Exquisite Corpse by Marija Pericic

Exquisite Corpse by Marija Pericic

Author:Marija Pericic
Language: eng
Format: epub
Publisher: Ultimo Press
Published: 2023-04-13T00:00:00+00:00


1.

I WOKE UP with a jolt, like from one of those dreams where you’re falling. And for a while I did think I’d just woken from sleep. The room slowly slid into focus around me. A beam of thick golden sunlight slanted in from the window, through a net curtain. I lay and watched some dust motes dip and drift in it, not really thinking much, not fully awake, but then I realised that the window was on the wrong side of the room, on my left. They must have turned the bed, I thought, trying to figure out the room, or maybe I was lying upside-down. Then I saw that it wasn’t my room at all.

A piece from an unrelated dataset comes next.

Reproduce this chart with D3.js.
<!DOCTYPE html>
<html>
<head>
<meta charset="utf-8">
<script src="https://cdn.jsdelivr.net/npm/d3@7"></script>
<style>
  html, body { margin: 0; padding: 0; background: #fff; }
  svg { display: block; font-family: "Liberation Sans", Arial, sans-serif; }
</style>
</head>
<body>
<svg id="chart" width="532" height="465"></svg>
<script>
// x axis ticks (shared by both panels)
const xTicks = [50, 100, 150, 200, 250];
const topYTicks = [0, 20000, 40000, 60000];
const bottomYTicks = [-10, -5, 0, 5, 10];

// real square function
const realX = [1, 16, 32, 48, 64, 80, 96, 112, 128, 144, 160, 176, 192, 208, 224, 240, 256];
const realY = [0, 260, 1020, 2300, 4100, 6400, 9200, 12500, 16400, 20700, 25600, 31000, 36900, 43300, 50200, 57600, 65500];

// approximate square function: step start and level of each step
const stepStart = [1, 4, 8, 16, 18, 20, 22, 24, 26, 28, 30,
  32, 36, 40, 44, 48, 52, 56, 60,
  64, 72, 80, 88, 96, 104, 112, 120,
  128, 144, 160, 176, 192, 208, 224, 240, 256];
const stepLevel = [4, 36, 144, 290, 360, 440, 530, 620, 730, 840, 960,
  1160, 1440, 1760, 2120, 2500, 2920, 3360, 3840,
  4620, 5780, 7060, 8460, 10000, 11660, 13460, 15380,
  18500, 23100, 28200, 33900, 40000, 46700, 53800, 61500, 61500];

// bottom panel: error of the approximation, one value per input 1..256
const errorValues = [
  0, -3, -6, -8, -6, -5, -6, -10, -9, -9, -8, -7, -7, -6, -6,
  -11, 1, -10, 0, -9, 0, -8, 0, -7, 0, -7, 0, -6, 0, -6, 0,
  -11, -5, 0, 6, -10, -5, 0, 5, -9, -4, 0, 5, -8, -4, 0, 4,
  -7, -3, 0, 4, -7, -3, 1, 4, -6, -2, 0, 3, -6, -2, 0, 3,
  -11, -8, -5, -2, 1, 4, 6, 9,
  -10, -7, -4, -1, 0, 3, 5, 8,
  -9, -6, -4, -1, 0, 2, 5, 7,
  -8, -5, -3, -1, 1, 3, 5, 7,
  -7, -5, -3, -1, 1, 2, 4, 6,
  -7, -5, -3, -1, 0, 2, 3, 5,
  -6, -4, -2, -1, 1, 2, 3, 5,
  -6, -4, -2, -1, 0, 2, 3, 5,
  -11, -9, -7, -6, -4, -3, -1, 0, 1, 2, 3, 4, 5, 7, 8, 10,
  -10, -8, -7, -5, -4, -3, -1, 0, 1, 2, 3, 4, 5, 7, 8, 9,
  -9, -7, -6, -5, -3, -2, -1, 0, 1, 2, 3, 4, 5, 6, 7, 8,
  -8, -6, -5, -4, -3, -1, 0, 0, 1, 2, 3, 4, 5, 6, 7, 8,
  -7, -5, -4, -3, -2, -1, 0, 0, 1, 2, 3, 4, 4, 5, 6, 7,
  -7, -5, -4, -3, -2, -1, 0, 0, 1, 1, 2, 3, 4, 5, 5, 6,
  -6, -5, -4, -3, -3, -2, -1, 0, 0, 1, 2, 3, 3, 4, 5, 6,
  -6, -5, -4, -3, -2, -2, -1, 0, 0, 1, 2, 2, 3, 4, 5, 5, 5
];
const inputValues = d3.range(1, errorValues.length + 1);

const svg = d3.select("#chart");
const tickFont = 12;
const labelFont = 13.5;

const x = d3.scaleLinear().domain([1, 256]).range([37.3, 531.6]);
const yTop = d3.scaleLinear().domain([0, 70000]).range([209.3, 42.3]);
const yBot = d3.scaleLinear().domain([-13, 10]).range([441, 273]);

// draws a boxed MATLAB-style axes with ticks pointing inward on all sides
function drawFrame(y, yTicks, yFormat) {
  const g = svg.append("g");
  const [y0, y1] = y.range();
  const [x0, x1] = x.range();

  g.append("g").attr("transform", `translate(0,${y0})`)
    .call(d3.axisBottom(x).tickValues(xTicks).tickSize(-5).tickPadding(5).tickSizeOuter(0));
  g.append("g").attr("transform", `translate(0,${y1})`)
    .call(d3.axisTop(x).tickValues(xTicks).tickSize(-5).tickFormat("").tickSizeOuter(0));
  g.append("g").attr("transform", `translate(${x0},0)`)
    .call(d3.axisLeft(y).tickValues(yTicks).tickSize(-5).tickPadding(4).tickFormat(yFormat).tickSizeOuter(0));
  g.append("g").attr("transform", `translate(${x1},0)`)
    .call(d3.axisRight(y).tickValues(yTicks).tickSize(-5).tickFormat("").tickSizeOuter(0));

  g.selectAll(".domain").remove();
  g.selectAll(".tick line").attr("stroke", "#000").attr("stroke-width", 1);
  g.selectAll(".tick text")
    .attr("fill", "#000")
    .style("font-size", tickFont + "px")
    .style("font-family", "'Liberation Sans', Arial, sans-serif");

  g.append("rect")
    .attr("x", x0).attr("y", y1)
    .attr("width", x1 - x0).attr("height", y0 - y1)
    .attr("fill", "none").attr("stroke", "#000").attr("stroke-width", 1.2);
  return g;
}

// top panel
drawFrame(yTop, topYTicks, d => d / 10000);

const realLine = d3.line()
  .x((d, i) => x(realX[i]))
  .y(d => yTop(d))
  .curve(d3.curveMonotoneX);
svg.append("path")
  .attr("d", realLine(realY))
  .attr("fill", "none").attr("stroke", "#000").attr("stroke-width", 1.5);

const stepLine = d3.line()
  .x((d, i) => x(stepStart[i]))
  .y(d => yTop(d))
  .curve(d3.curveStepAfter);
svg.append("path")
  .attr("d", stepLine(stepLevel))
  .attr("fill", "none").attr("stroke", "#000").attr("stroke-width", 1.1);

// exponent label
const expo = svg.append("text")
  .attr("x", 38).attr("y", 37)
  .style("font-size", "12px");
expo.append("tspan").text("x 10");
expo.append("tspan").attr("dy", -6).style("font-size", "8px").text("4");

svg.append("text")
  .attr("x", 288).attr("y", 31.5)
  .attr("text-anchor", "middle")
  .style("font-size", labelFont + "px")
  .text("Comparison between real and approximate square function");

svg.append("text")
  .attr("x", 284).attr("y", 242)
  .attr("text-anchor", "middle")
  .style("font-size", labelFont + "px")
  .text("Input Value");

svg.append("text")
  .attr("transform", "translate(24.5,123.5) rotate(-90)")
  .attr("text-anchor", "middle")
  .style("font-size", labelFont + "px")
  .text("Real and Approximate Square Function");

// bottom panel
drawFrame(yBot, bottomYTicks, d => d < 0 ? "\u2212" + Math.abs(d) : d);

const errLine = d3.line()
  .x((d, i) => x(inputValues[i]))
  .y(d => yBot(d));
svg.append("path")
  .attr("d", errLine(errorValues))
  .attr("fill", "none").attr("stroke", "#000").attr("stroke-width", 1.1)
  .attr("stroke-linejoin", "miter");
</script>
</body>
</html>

There was no row of hooks where our dressing gowns usually hung, mine and Petter’s. No bedside table with the blue crocheted cloth. No chair with our clothes thrown over it, my stockings always crossed on top. The wooden chest was gone too, and the travelling clock we’d forget to wind. Instead, opposite me against the wall was a kind of workbench with a washbasin beside it and shelves above, packed full of boxes and bottles and tins and things. On my right, close to me, was a big machine that had a tube pointing at me like the barrel of a gun, and next to that a trolley with different kinds of medical equipment on it, scissors and syringes and thermometers. There were no pictures on the walls, no decorations anywhere at all.

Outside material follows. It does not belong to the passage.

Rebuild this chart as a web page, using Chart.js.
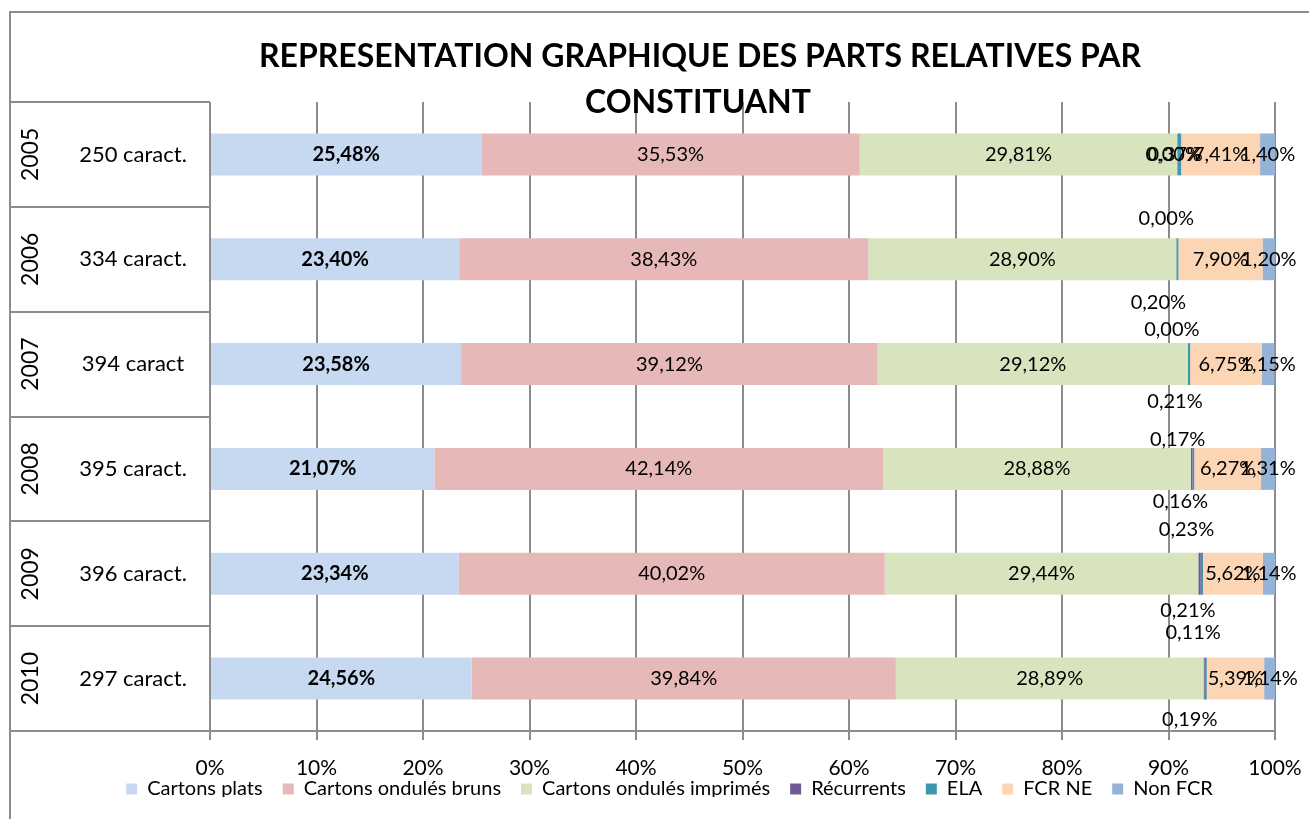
<!DOCTYPE html>
<html>
<head>
<meta charset="utf-8">
<script src="https://cdn.jsdelivr.net/npm/chart.js@4/dist/chart.umd.min.js"></script>
<style>
  html,body{margin:0;padding:0;background:#fff;}
  #wrap{width:1309px;height:819px;position:relative;}
</style>
</head>
<body>
<div id="wrap"><canvas id="chart"></canvas></div>
<script>
'use strict';
Chart.defaults.font.family = "Lato, 'Open Sans', sans-serif";
Chart.defaults.color = '#000';
Chart.defaults.animation = false;

// ── DATA ────────────────────────────────────────────────────────────────────
const years   = ['2005','2006','2007','2008','2009','2010'];
const caract  = ['250 caract.','334 caract.','394 caract','395 caract.','396 caract.','297 caract.'];
const seriesNames = ['Cartons plats','Cartons ondulés bruns','Cartons ondulés imprimés','Récurrents','ELA','FCR NE','Non FCR'];
const cartonsPlats    = [25.48, 23.40, 23.58, 21.07, 23.34, 24.56];
const ondulesBruns    = [35.53, 38.43, 39.12, 42.14, 40.02, 39.84];
const ondulesImprimes = [29.81, 28.90, 29.12, 28.88, 29.44, 28.89];
const recurrents      = [0.00, 0.00, 0.00, 0.17, 0.23, 0.11];
const ela             = [0.37, 0.20, 0.21, 0.16, 0.21, 0.19];
const fcrNe           = [7.41, 7.90, 6.75, 6.27, 5.62, 5.39];
const nonFcr          = [1.40, 1.20, 1.15, 1.31, 1.14, 1.14];
const xTicks = [0,10,20,30,40,50,60,70,80,90,100];
const titleLines = ['REPRESENTATION GRAPHIQUE DES PARTS RELATIVES PAR','CONSTITUANT'];

// ── STYLE ───────────────────────────────────────────────────────────────────
const COLORS = ['#c6d9f1','#e6b9b8','#d7e4bd','#715a93','#3f97ad','#fcd5b5','#95b3d7'];
const GRID = '#8c8c8c';
const FONT = "Lato, 'Open Sans', sans-serif";
// labels of the thin Récurrents / ELA slices were moved by hand: [dx, dy] from slice centre
const smallOffsets = {
  3: [[-4,0],[-10,-41],[-16,-35],[-14,-29],[-13,-44],[-11,-46]],
  4: [[-4,0],[-19,43],[-14,37],[-13,33],[-14,37],[-16,41]]
};
const fmtPct = v => v.toFixed(2).replace('.', ',') + '%';

// ── PLUGINS ─────────────────────────────────────────────────────────────────
const barLabels = {
  id:'barLabels',
  afterDatasetsDraw(chart){
    const ctx = chart.ctx;
    ctx.save();
    ctx.textAlign = 'center'; ctx.textBaseline = 'middle'; ctx.fillStyle = '#000';
    chart.data.datasets.forEach((ds, di) => {
      chart.getDatasetMeta(di).data.forEach((bar, i) => {
        const off = smallOffsets[di] ? smallOffsets[di][i] : [0,0];
        ctx.font = (di === 0 ? 'bold ' : '') + '20px ' + FONT;
        ctx.fillText(fmtPct(ds.data[i]), (bar.x + bar.base) / 2 + off[0], bar.y + off[1]);
      });
    });
    ctx.restore();
  }
};

// legend sits tight under the tick labels, like in the spreadsheet
const legendUp = {
  id:'legendUp',
  afterLayout(chart){ chart.legend.top -= 22; chart.legend.bottom -= 22; }
};

const frameAndTable = {
  id:'frameAndTable',
  afterDraw(chart){
    const ctx = chart.ctx, a = chart.chartArea, y = chart.scales.y;
    const rowH = (a.bottom - a.top) / years.length;
    ctx.save();
    ctx.strokeStyle = GRID; ctx.lineWidth = 2;
    ctx.beginPath();
    ctx.moveTo(10, 819); ctx.lineTo(10, 12); ctx.lineTo(1309, 12);
    for (let i = 0; i <= years.length; i++) {
      const yy = Math.round(a.top + rowH * i);
      ctx.moveTo(10, yy); ctx.lineTo(a.left, yy);
    }
    ctx.stroke();

    ctx.fillStyle = '#000'; ctx.textBaseline = 'middle'; ctx.textAlign = 'center';
    years.forEach((yr, i) => {
      const cy = y.getPixelForValue(i);
      ctx.font = '22px ' + FONT;
      ctx.fillText(caract[i], 133, cy);
      ctx.save();
      ctx.translate(31, cy); ctx.rotate(-Math.PI / 2);
      ctx.font = '23px ' + FONT;
      ctx.fillText(yr, 0, 0);
      ctx.restore();
    });

    ctx.font = 'bold 32px ' + FONT;
    ctx.fillText(titleLines[0], 700, 57);
    ctx.fillText(titleLines[1], 698, 103);
    ctx.restore();
  }
};

// ── CHART ───────────────────────────────────────────────────────────────────
const seriesData = [cartonsPlats, ondulesBruns, ondulesImprimes, recurrents, ela, fcrNe, nonFcr];

new Chart(document.getElementById('chart'), {
  type:'bar',
  data:{
    labels: years,
    datasets: seriesNames.map((name, i) => ({
      label: name, data: seriesData[i], backgroundColor: COLORS[i],
      borderWidth: 0, barPercentage: 0.4, categoryPercentage: 1
    }))
  },
  options:{
    indexAxis:'y',
    responsive:true, maintainAspectRatio:false,
    layout:{padding:{left:64, right:34, top:102, bottom:0}},
    plugins:{
      legend:{
        position:'bottom', maxHeight:38,
        labels:{boxWidth:11, boxHeight:11, padding:20, font:{size:20}, color:'#000'}
      },
      title:{display:false},
      tooltip:{enabled:false}
    },
    scales:{
      x:{
        stacked:true, min:0, max:100,
        afterBuildTicks: s => { s.ticks = xTicks.map(v => ({value:v})); },
        afterFit: s => { s.height = 50; s.paddingLeft = 0; s.paddingRight = 0; },
        ticks:{callback: v => v + '%', font:{size:21}, padding:16, color:'#000', maxRotation:0},
        grid:{color:GRID, lineWidth:2, tickLength:9},
        border:{color:GRID, width:2}
      },
      y:{
        stacked:true,
        afterFit: s => { s.width = 146; },
        ticks:{display:false},
        grid:{display:false},
        border:{display:false}
      }
    }
  },
  plugins:[barLabels, legendUp, frameAndTable]
});
</script>
</body>
</html>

The room seemed familiar to me, but I couldn’t place it. I thought I must be in a hospital. But I saw that I had no covers over me, and I was wearing a day dress, one I’d never seen before. Then I heard footsteps coming up some creaky stairs and a voice, a man’s, humming to himself, some tune that I almost recognised. Then all at once everything came flooding back and I knew where I was: in the treatment room in Dr Dance’s apartment.

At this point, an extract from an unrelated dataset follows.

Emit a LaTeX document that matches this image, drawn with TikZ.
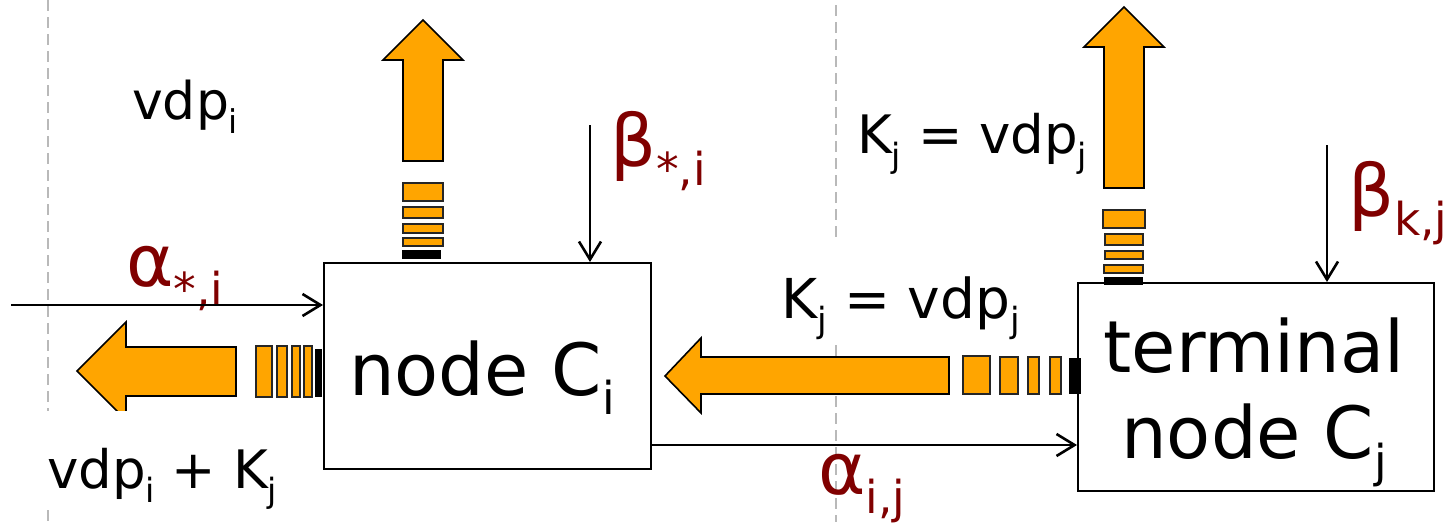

The first time I ever saw Dr Dance was that day in the clinic at the Serafen hospital. I was a different person then. I’d been ill months before, after losing the baby, but when I went to Serafen I didn’t know what was wrong with me. The illness had no name yet, so it wasn’t real. Back then I thought, we all did, that it was from losing the baby. The baby had no name either, but was all too real even without one.

We’d never been to Östermalm before either. The closest we’d got was Kungsgatan on the way to Serafen. Even the walk to Östermalm—we walked from Söder, to save the streetcar fare—had me in awe. Along Strandvägen, past that row of posh hotels with expensive-looking people sitting under the coloured awnings being served drinks in tall glasses by waiters in bow ties, past the rich people’s boats, not tugs and ships for industry, but sleek yachts and speedboats. It was another world, right there in my own city.